§ EXERCISE REQUIREMENTS
Nothing outside the range is to be copied. From the entries below, reproduce exactly the lines starting at the one with "Clone this chart in Apache ECharts." and ending at the one with "const yTitle = 'Success rate [%]';", without pictures.

§ ITEMS
::::::::::

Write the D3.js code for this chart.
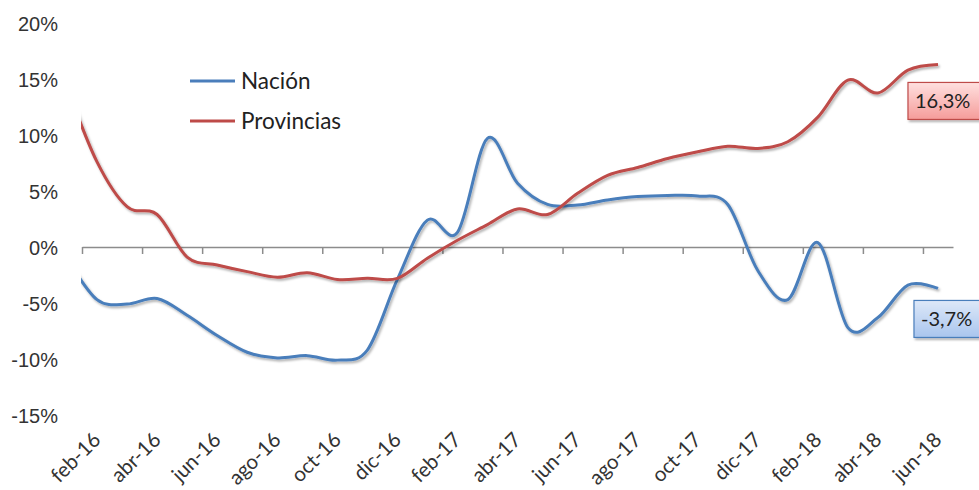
<!DOCTYPE html>
<html>
<head>
<meta charset="utf-8">
<title>Nación vs Provincias</title>
<script src="https://cdn.jsdelivr.net/npm/d3@7"></script>
<style type="text/css">
    body { margin: 0; background: #fff; }
    svg { font-family: Lato, "Open Sans", sans-serif; }
    .yaxis text { fill: #333; font-size: 20px; }
    .xlabel { fill: #333; font-size: 20.5px; }
    .legend text { fill: #222; font-size: 22.5px; }
    .dlabel { fill: #222; font-size: 20px; }
</style>
</head>
<body>
<script type="text/javascript">

var width = 979,
    height = 490;

// months (ene-16 sits just left of the plot and is clipped away)
var months = ["ene-16","feb-16","mar-16","abr-16","may-16","jun-16","jul-16","ago-16","sep-16","oct-16","nov-16","dic-16",
              "ene-17","feb-17","mar-17","abr-17","may-17","jun-17","jul-17","ago-17","sep-17","oct-17","nov-17","dic-17",
              "ene-18","feb-18","mar-18","abr-18","may-18","jun-18"];

// % values
var nacion = [-1.0, -4.7, -5.1, -4.6, -6.1, -7.9, -9.4, -9.9, -9.7, -10.1, -9.2, -2.9,
              2.4, 1.3, 9.7, 5.7, 3.8, 3.75, 4.2, 4.5, 4.6, 4.55, 3.8, -2.1,
              -4.7, 0.4, -7.2, -6.3, -3.4, -3.7];
var provincias = [14.3, 7.6, 3.6, 2.9, -0.9, -1.6, -2.2, -2.7, -2.3, -2.9, -2.8, -2.8,
                  -1.0, 0.6, 2.0, 3.4, 2.9, 4.8, 6.4, 7.1, 7.9, 8.5, 9.0, 8.8,
                  9.4, 11.6, 14.9, 13.75, 15.8, 16.3];

var yTicks = [-15, -10, -5, 0, 5, 10, 15, 20];
var lastLabels = ["-3,7%", "16,3%"];

var series = [
    { name: "Nación", values: nacion, color: "#4a7ebb", label: lastLabels[0],
      boxTop: "#dde8f8", boxBottom: "#a9c5ee" },
    { name: "Provincias", values: provincias, color: "#be4b48", label: lastLabels[1],
      boxTop: "#ffe0df", boxBottom: "#f59c9a" }
];

var svg = d3.select("body").append("svg")
    .attr("width", width)
    .attr("height", height);

// index -> x (feb-16 is index 0, categories sit between tick marks)
var x = d3.scaleLinear().domain([-0.5, 28.5]).range([82, 953]);
var y = d3.scaleLinear().domain([-15, 20]).range([415, 23]);

var defs = svg.append("defs");
defs.append("clipPath").attr("id", "plotclip")
  .append("rect").attr("x", 81).attr("y", 0).attr("width", 900).attr("height", 430);

var shadow = defs.append("filter").attr("id", "shadow")
    .attr("x", "-10%").attr("y", "-10%").attr("width", "130%").attr("height", "140%");
shadow.append("feDropShadow").attr("dx", 1.5).attr("dy", 2).attr("stdDeviation", 1.3)
    .attr("flood-color", "#000").attr("flood-opacity", 0.3);

series.forEach(function (s, k) {
    var g = defs.append("linearGradient").attr("id", "grad" + k)
        .attr("x1", 0).attr("y1", 0).attr("x2", 0).attr("y2", 1);
    g.append("stop").attr("offset", "0%").attr("stop-color", s.boxTop);
    g.append("stop").attr("offset", "100%").attr("stop-color", s.boxBottom);
});

// y axis labels
svg.append("g")
    .attr("class", "yaxis")
    .attr("transform", "translate(82,0)")
    .call(d3.axisLeft(y).tickValues(yTicks).tickSize(0).tickPadding(24)
        .tickFormat(function (d) { return d + "%"; }))
    .call(function (g) { g.select(".domain").remove(); })
    .selectAll("text").attr("dy", "0.36em");

// x axis line with ticks between categories
var tickPos = d3.range(-0.5, 28, 2);
var xa = svg.append("g")
    .attr("transform", "translate(0," + y(0) + ")")
    .call(d3.axisBottom(x).tickValues(tickPos).tickSize(7).tickSizeOuter(0).tickFormat(""));
xa.select(".domain").attr("stroke", "#8c8c8c").attr("stroke-width", 1.5);
xa.selectAll(".tick line").attr("stroke", "#8c8c8c").attr("stroke-width", 1.5);

// rotated month labels
svg.append("g").selectAll("text")
    .data(months.filter(function (m, i) { return i % 2 === 1; }))
    .enter().append("text")
    .attr("class", "xlabel")
    .attr("text-anchor", "end")
    .attr("transform", function (d) {
        var i = months.indexOf(d) - 1;
        return "translate(" + (x(i) + 5) + ",441) rotate(-45)";
    })
    .text(function (d) { return d; });

// lines
var line = d3.line()
    .x(function (d, i) { return x(i - 1); })
    .y(function (d) { return y(d); })
    .curve(d3.curveCardinal.tension(0));

svg.append("g").attr("clip-path", "url(#plotclip)")
  .selectAll("path")
    .data(series).enter()
    .append("path")
    .attr("fill", "none")
    .attr("stroke", function (d) { return d.color; })
    .attr("stroke-width", 3)
    .attr("filter", "url(#shadow)")
    .attr("d", function (d) { return line(d.values); });

// legend
var legend = svg.append("g").attr("class", "legend");
series.forEach(function (s, k) {
    var ly = 81 + k * 40;
    legend.append("line")
        .attr("x1", 190).attr("x2", 235).attr("y1", ly).attr("y2", ly)
        .attr("stroke", s.color).attr("stroke-width", 3);
    legend.append("text").attr("x", 241).attr("y", ly + 8).text(s.name);
});

// end-of-line data labels
var boxOffsets = [{ dx: -24, dy: 12 }, { dx: -30, dy: 18 }];
series.forEach(function (s, k) {
    var last = s.values.length - 1;
    var bx = x(last - 1) + boxOffsets[k].dx,
        by = y(s.values[last]) + boxOffsets[k].dy;
    svg.append("rect")
        .attr("x", bx).attr("y", by).attr("width", 90).attr("height", 37)
        .attr("fill", "url(#grad" + k + ")")
        .attr("stroke", s.color).attr("stroke-width", 1.2)
        .attr("filter", "url(#shadow)");
    svg.append("text")
        .attr("class", "dlabel")
        .attr("x", bx + 7).attr("y", by + 26)
        .text(s.label);
});

</script>
</body>
</html>
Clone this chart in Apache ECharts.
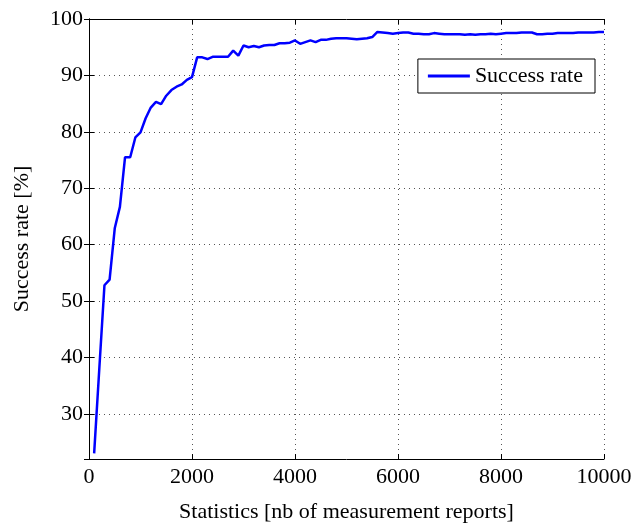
<!DOCTYPE html>
<html>
<head>
<meta charset="utf-8">
<script src="https://cdn.jsdelivr.net/npm/echarts@6/dist/echarts.min.js"></script>
<style>html,body{margin:0;padding:0;background:#fff}#c{width:636px;height:523px}</style>
</head>
<body>
<div id="c"></div>
<script>
const xValues = [100,200,300,400,500,600,700,800,900,1000,1100,1200,1300,1400,1500,1600,1700,1800,1900,2000,
2100,2200,2300,2400,2500,2600,2700,2800,2900,3000,3100,3200,3300,3400,3500,3600,3700,3800,3900,4000,
4100,4200,4300,4400,4500,4600,4700,4800,4900,5000,5100,5200,5300,5400,5500,5600,5700,5800,5900,6000,
6100,6200,6300,6400,6500,6600,6700,6800,6900,7000,7100,7200,7300,7400,7500,7600,7700,7800,7900,8000,
8100,8200,8300,8400,8500,8600,8700,8800,8900,9000,9100,9200,9300,9400,9500,9600,9700,9800,9900,10000];
const successRate = [23.0,38.0,52.8,53.8,62.9,66.7,75.5,75.5,79.0,79.9,82.4,84.3,85.3,84.9,86.4,87.4,88.0,88.4,89.2,89.7,
93.2,93.2,92.9,93.3,93.3,93.3,93.3,94.4,93.5,95.3,95.0,95.2,95.0,95.3,95.4,95.4,95.7,95.7,95.8,96.2,
95.6,95.9,96.2,95.9,96.3,96.3,96.5,96.6,96.6,96.6,96.5,96.4,96.5,96.6,96.8,97.7,97.6,97.5,97.4,97.5,
97.6,97.6,97.4,97.4,97.3,97.3,97.5,97.4,97.3,97.3,97.3,97.3,97.2,97.3,97.2,97.3,97.3,97.4,97.3,97.4,
97.5,97.5,97.5,97.6,97.6,97.6,97.3,97.3,97.4,97.4,97.5,97.5,97.5,97.5,97.6,97.6,97.6,97.6,97.7,97.7];
const seriesName = 'Success rate';
const xTitle = 'Statistics [nb of measurement reports]';
const yTitle = 'Success rate [%]';

const font = 'Liberation Serif';
const fs = 22;
const chart = echarts.init(document.getElementById('c'));
const data = xValues.map((x, i) => [x, successRate[i]]);
const axisLineStyle = {show: true, lineStyle: {color: '#000', width: 1}};
const gridLine = {show: true, lineStyle: {color: '#555', type: [1, 4], width: 1}};
const tick = {show: true, inside: true, length: 5, lineStyle: {color: '#000'}};
chart.setOption({
  animation: false,
  backgroundColor: '#fff',
  textStyle: {fontFamily: font},
  grid: {left: 89, right: 32, top: 19, bottom: 64, containLabel: false, outerBoundsMode: 'none'},
  legend: {
    show: true,
    right: 41, top: 59,
    itemWidth: 42, itemHeight: 3, itemGap: 6,
    padding: [6, 12, 6, 10],
    borderColor: '#000', borderWidth: 1, backgroundColor: '#fff',
    textStyle: {fontFamily: font, fontSize: fs, color: '#000', padding: [0, 0, 0, 0]},
    icon: 'rect',
    data: [{name: seriesName}]
  },
  xAxis: [{
    type: 'value', min: 0, max: 10000, interval: 2000,
    name: xTitle, nameLocation: 'middle', nameGap: 42,
    nameTextStyle: {fontFamily: font, fontSize: fs, color: '#000', verticalAlign: 'top'},
    axisLine: axisLineStyle,
    axisTick: tick,
    axisLabel: {fontFamily: font, fontSize: fs, color: '#000', margin: 7, formatter: v => String(v)},
    splitLine: gridLine
  }, {
    type: 'value', min: 0, max: 10000, interval: 2000, position: 'top',
    axisLine: axisLineStyle, axisTick: tick,
    axisLabel: {show: false}, splitLine: {show: false}
  }],
  yAxis: [{
    type: 'value', min: 22, max: 100, splitNumber: 8,
    name: yTitle, nameLocation: 'middle', nameGap: 56,
    nameTextStyle: {fontFamily: font, fontSize: fs, color: '#000'},
    axisLine: axisLineStyle,
    axisTick: tick,
    axisLabel: {fontFamily: font, fontSize: fs, color: '#000', margin: 6, showMinLabel: false},
    splitLine: gridLine
  }, {
    type: 'value', min: 22, max: 100, splitNumber: 8, position: 'right',
    axisLine: axisLineStyle, axisTick: tick,
    axisLabel: {show: false}, splitLine: {show: false}
  }],
  series: [{
    name: seriesName, type: 'line', data: data,
    showSymbol: false, symbol: 'none',
    lineStyle: {color: '#0000ff', width: 2.5},
    itemStyle: {color: '#0000ff'}
  }]
});
</script>
</body>
</html>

::::::::::

§ SOLUTION TO THIS EXERCISE
Clone this chart in Apache ECharts.
<!DOCTYPE html>
<html>
<head>
<meta charset="utf-8">
<script src="https://cdn.jsdelivr.net/npm/echarts@6/dist/echarts.min.js"></script>
<style>html,body{margin:0;padding:0;background:#fff}#c{width:636px;height:523px}</style>
</head>
<body>
<div id="c"></div>
<script>
const xValues = [100,200,300,400,500,600,700,800,900,1000,1100,1200,1300,1400,1500,1600,1700,1800,1900,2000,
2100,2200,2300,2400,2500,2600,2700,2800,2900,3000,3100,3200,3300,3400,3500,3600,3700,3800,3900,4000,
4100,4200,4300,4400,4500,4600,4700,4800,4900,5000,5100,5200,5300,5400,5500,5600,5700,5800,5900,6000,
6100,6200,6300,6400,6500,6600,6700,6800,6900,7000,7100,7200,7300,7400,7500,7600,7700,7800,7900,8000,
8100,8200,8300,8400,8500,8600,8700,8800,8900,9000,9100,9200,9300,9400,9500,9600,9700,9800,9900,10000];
const successRate = [23.0,38.0,52.8,53.8,62.9,66.7,75.5,75.5,79.0,79.9,82.4,84.3,85.3,84.9,86.4,87.4,88.0,88.4,89.2,89.7,
93.2,93.2,92.9,93.3,93.3,93.3,93.3,94.4,93.5,95.3,95.0,95.2,95.0,95.3,95.4,95.4,95.7,95.7,95.8,96.2,
95.6,95.9,96.2,95.9,96.3,96.3,96.5,96.6,96.6,96.6,96.5,96.4,96.5,96.6,96.8,97.7,97.6,97.5,97.4,97.5,
97.6,97.6,97.4,97.4,97.3,97.3,97.5,97.4,97.3,97.3,97.3,97.3,97.2,97.3,97.2,97.3,97.3,97.4,97.3,97.4,
97.5,97.5,97.5,97.6,97.6,97.6,97.3,97.3,97.4,97.4,97.5,97.5,97.5,97.5,97.6,97.6,97.6,97.6,97.7,97.7];
const seriesName = 'Success rate';
const xTitle = 'Statistics [nb of measurement reports]';
const yTitle = 'Success rate [%]';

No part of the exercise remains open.